At least one person is dead after storm caused heavy flooding across Caribbean nation and affected hundreds of homes.
Authorities in the Dominican Republic are fanning out across the Caribbean country to evaluate the damage Tropical Storm Franklin inflicted on crops and homes after causing heavy flooding that killed at least one person.
More than 670 homes were affected by the storm, according to preliminary government figures, and 24 communities were cut off by heavy rains.
Crews helped more than 3,300 people move to higher ground ahead of the storm, and another 352 residents sought safety in government shelters.
Among them was Domingo Ogando Figuereo, who took shelter in a communal centre in the city of San Cristobal with his wife and three children.
“We hope everything turns out well,” he said as he asked authorities to prevent water from the Yubaso River near his home from backing up.

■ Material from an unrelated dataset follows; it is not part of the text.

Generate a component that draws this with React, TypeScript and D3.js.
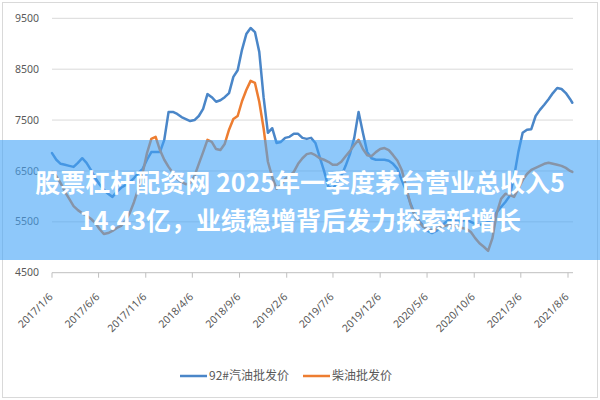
import React from "react";
import * as d3 from "d3";

const dates = [
  "2017-01-06","2017-01-20","2017-02-03","2017-02-17","2017-03-03","2017-03-17","2017-03-31","2017-04-14","2017-04-28","2017-05-12","2017-05-26","2017-06-09","2017-06-23","2017-07-07","2017-07-21","2017-08-04","2017-08-18","2017-09-01","2017-09-15","2017-09-29","2017-10-13","2017-10-27","2017-11-10","2017-11-24","2017-12-08","2017-12-22",
  "2018-01-05","2018-01-19","2018-02-02","2018-02-16","2018-03-02","2018-03-16","2018-03-30","2018-04-13","2018-04-27","2018-05-11","2018-05-25","2018-06-08","2018-06-22","2018-07-06","2018-07-20","2018-08-03","2018-08-17","2018-08-31","2018-09-14","2018-09-28","2018-10-12","2018-10-26","2018-11-09","2018-11-23","2018-12-07","2018-12-21",
  "2019-01-04","2019-01-18","2019-02-01","2019-02-15","2019-03-01","2019-03-15","2019-03-29","2019-04-12","2019-04-26","2019-05-10","2019-05-24","2019-06-07","2019-06-21","2019-07-05","2019-07-19","2019-08-02","2019-08-16","2019-08-30","2019-09-13","2019-09-27","2019-10-11","2019-10-25","2019-11-08","2019-11-22","2019-12-06","2019-12-20",
  "2020-01-03","2020-01-17","2020-01-31","2020-02-14","2020-02-28","2020-03-13","2020-03-27","2020-04-10","2020-04-24","2020-05-08","2020-05-22","2020-06-05","2020-06-19","2020-07-03","2020-07-17","2020-07-31","2020-08-14","2020-08-28","2020-09-11","2020-09-25","2020-10-09","2020-10-23","2020-11-06","2020-11-20","2020-12-04","2020-12-18",
  "2021-01-01","2021-01-15","2021-01-29","2021-02-12","2021-02-26","2021-03-12","2021-03-26","2021-04-09","2021-04-23","2021-05-07","2021-05-21","2021-06-04","2021-06-18","2021-07-02","2021-07-16","2021-07-30","2021-08-13","2021-08-20"
];

const gasoline = [
  6850,6720,6640,6620,6600,6580,6660,6750,6660,6520,6360,6240,6130,6050,5990,6090,6170,6220,6280,6360,6460,6540,6720,6870,6870,6870,
  7110,7660,7660,7620,7560,7520,7480,7500,7580,7720,8010,7950,7860,7890,7950,8030,8350,8480,8880,9190,9310,9230,8840,7950,7250,7340,
  7050,7070,7150,7170,7230,7230,7150,7130,7150,7050,6770,6500,6190,6150,6260,6400,6600,6830,7150,7660,7250,6870,6750,6720,6720,6720,
  6700,6640,6540,6320,6110,5870,5650,5520,5420,5320,5280,5320,5400,5480,5540,5520,5500,5520,5540,5500,5460,5440,5460,5500,5560,5690,
  5790,5890,6010,6380,6870,7250,7310,7320,7580,7700,7800,7910,8030,8130,8110,8030,7910,7840
];

const diesel = [
  6480,6400,6260,6090,5950,5810,5730,5670,5620,5560,5480,5360,5260,5280,5320,5380,5420,5520,5670,5890,6150,6460,6850,7130,7170,6910,
  6720,6580,6460,6340,6280,6240,6260,6400,6640,6870,7110,7070,6930,6910,7030,7310,7520,7580,7870,8090,8270,8230,7860,7340,6680,6380,
  6150,6220,6340,6400,6480,6640,6750,6830,6850,6810,6750,6720,6680,6620,6620,6680,6790,6890,7010,7110,6930,6810,6790,6870,6930,6950,
  6910,6810,6700,6520,6190,5850,5620,5500,5400,5360,5340,5360,5400,5420,5440,5420,5400,5380,5360,5300,5180,5080,5010,4930,5180,5670,
  5950,6050,6030,5990,6150,6320,6440,6520,6560,6600,6640,6660,6640,6620,6600,6560,6500,6480
];

const yTicks = [4500, 5500, 6500, 7500, 8500, 9500];
const xTickLabels = [
  "2017/1/6","2017/6/6","2017/11/6","2018/4/6","2018/9/6","2019/2/6",
  "2019/7/6","2019/12/6","2020/5/6","2020/10/6","2021/3/6","2021/8/6"
];
const seriesNames = ["92#汽油批发价", "柴油批发价"];
const seriesColors = ["#4a86c8", "#ed7d31"];
const titleLines = ["股票杠杆配资网 2025年一季度茅台营业总收入5", "14.43亿，业绩稳增背后发力探索新增长"];

function parseDash(s: string) {
  const [y, m, d] = s.split("-").map(Number);
  return new Date(y, m - 1, d);
}
function parseSlash(s: string) {
  const [y, m, d] = s.split("/").map(Number);
  return new Date(y, m - 1, d);
}

export default function App() {
  const W = 600, H = 400;
  const x = d3.scaleTime()
    .domain([parseSlash(xTickLabels[0]), parseSlash(xTickLabels[xTickLabels.length - 1])])
    .range([52, 568]);
  const y = d3.scaleLinear().domain([4500, 9500]).range([272.7, 18.3]);
  const xs = dates.map(parseDash);
  const line = d3.line<number>()
    .x((_, i) => x(xs[i]))
    .y((v) => y(v));
  const series = [gasoline, diesel];
  const labelFont = "'Noto Sans', 'DejaVu Sans', sans-serif";
  const cjkFont = "'Noto Sans CJK SC', 'Noto Sans', sans-serif";

  return (
    <svg width={W} height={H} style={{ position: "absolute", left: 0, top: 0, background: "#fff" }}>
      <rect x={0} y={0} width={W} height={H} fill="#fff" />
      <rect x={2.5} y={2.5} width={595} height={395} fill="none" stroke="#d9d9d9" strokeWidth={1} />
      {yTicks.map((t) => (
        <g key={t}>
          <line x1={52} x2={573} y1={y(t)} y2={y(t)} stroke={t === 4500 ? "#bfbfbf" : "#d9d9d9"} strokeWidth={1} />
          <text x={39} y={y(t)} dy="0.35em" textAnchor="end" fontSize={10.5} fill="#595959" fontFamily={labelFont}>{t}</text>
        </g>
      ))}
      {xTickLabels.map((s) => {
        const tx = x(parseSlash(s));
        return (
          <g key={s}>
            <line x1={tx} x2={tx} y1={y(4500)} y2={y(4500) + 5} stroke="#bfbfbf" />
            <text transform={`translate(${tx - 1},${295}) rotate(-45)`} dy="0.35em" textAnchor="end" fontSize={10.5} fill="#595959" fontFamily={labelFont}>{s}</text>
          </g>
        );
      })}
      {series.map((s, k) => (
        <path key={k} d={line(s) || ""} fill="none" stroke={seriesColors[k]} strokeWidth={2.5} strokeLinejoin="round" strokeLinecap="round" />
      ))}
      <g>
        {[0, 1].map((k) => {
          const lx = k === 0 ? 180 : 303;
          return (
            <g key={k}>
              <line x1={lx} x2={lx + 27} y1={376} y2={376} stroke={seriesColors[k]} strokeWidth={2.5} />
              <text x={lx + 29} y={376} dy="0.35em" fontSize={12} fill="#595959" fontFamily={cjkFont}>{seriesNames[k]}</text>
            </g>
          );
        })}
      </g>
      <rect x={0} y={140} width={W} height={120} fill="rgb(67,163,247)" fillOpacity={0.6} />
      {titleLines.map((t, i) => (
        <text key={i} x={300} y={183 + i * 38} dy="0.35em" textAnchor="middle" fontSize={25} fontWeight="bold" fill="#fff" fontFamily={cjkFont}>{t}</text>
      ))}
    </svg>
  );
}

The request was echoed by Santa Rosario Rodriguez, a homemaker who went to a shelter with her two daughters when the Nigua River by her house started to swell. “When it fills up with water, it has nowhere to go,” she said.
The storm left hundreds of thousands of people without power and more than 1.6 million others without water after knocking 120 aqueducts out of service.

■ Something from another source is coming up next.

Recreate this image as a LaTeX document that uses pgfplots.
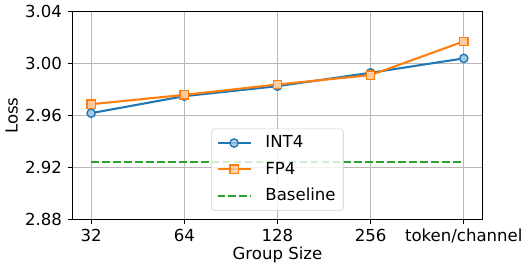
\documentclass[border=0pt]{standalone}
\usepackage{fontspec}
\setmainfont{DejaVu Sans}
\usepackage{pgfplots}
\pgfplotsset{compat=1.18}
\definecolor{tabblue}{HTML}{1F77B4}
\definecolor{taborange}{HTML}{FF7F0E}
\definecolor{tabgreen}{HTML}{2CA02C}
\begin{document}
\fontsize{12}{14.4}\selectfont
\begin{tikzpicture}
\begin{axis}[
  scale only axis,
  width=297pt, height=150.5pt,
  xmin=-0.2, xmax=4.2,
  ymin=2.88, ymax=3.04,
  xtick={0,1,2,3,4},
  xticklabels={32,64,128,256,token/channel},
  ytick={2.88,2.92,2.96,3.00,3.04},
  yticklabel style={/pgf/number format/.cd,fixed,precision=2,fixed zerofill},
  /pgf/number format/assume math mode=true,
  tick label style={font=\fontsize{12}{14.4}\selectfont},
  label style={font=\fontsize{12}{14.4}\selectfont},
  xlabel={Group Size}, ylabel={Loss},
  xlabel style={yshift=5pt},
  ylabel style={yshift=-3pt},
  xticklabel style={yshift=1pt},
  grid=major,
  major grid style={color=black!28, line width=0.8pt},
  axis line style={line width=0.8pt},
  tick style={black, line width=0.8pt},
  tick align=outside,
  major tick length=3.5pt,
  xtick pos=bottom, ytick pos=left,
  legend style={at={(0.5,0.043)}, anchor=south, draw=black!20, fill=white, fill opacity=0.8, text opacity=1, rounded corners=2pt, font=\fontsize{12}{14.4}\selectfont, row sep=4.5pt, inner xsep=3.5pt, inner ysep=3pt, nodes={inner sep=2pt}, /tikz/every odd column/.append style={column sep=8pt}},
  legend cell align=left,
  legend image code/.code={\draw[mark repeat=2,mark phase=2] plot coordinates {(0pt,0pt) (12pt,0pt) (24pt,0pt)};},
]
\addplot[color=tabblue, line width=1.5pt, mark=*, mark size=3pt, mark options={fill=tabblue!40!white, line width=1pt}] coordinates {
(0,2.9619) (1,2.9750) (2,2.9827) (3,2.9930) (4,3.0041)};
\addlegendentry{INT4}
\addplot[color=taborange, line width=1.5pt, mark=square*, mark size=3pt, mark options={fill=taborange!40!white, line width=1pt}] coordinates {
(0,2.9688) (1,2.9760) (2,2.9840) (3,2.9912) (4,3.0172)};
\addlegendentry{FP4}
\addplot[color=tabgreen, line width=1.5pt, dash pattern=on 5.55pt off 2.4pt] coordinates {
(0,2.9240) (1,2.9240) (2,2.9240) (3,2.9240) (4,2.9240)};
\addlegendentry{Baseline}
\end{axis}
\end{tikzpicture}
\end{document}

The country’s civil defence agency said a man identified as Carlos Marino Martinez died in San Cristobal after being swept away by floodwaters.
The agency initially said he was one of its volunteers, but later corrected the information, saying it misidentified a uniform he was wearing. Authorities did not provide further details. Two women in that city also were injured following a landslide, officials said.
By Thursday, schools, businesses and government agencies were reopened as the tropical storm spun northeast of the country.
As of Thursday morning, Franklin was about 85km (53 miles) east-northeast of Grand Turk Island. It had maximum sustained winds of 80 kilometres per hour (50 miles per hour) and was moving north across open waters.
Franklin is expected to strengthen into a hurricane over the next few days, but poses no threat to land.
It is the seventh named storm in the Atlantic hurricane season, which runs from June 1 to November 30. An eighth named storm, Gert, dissipated on Tuesday.
On August 10, the United States’ National Oceanic and Atmospheric Administration updated its forecast and warned that this year’s hurricane season would be more severe than normal.
Between 14 to 21 named storms are forecast. Of those, six to 11 could become hurricanes, with two to five of them possibly becoming major hurricanes, the agency said.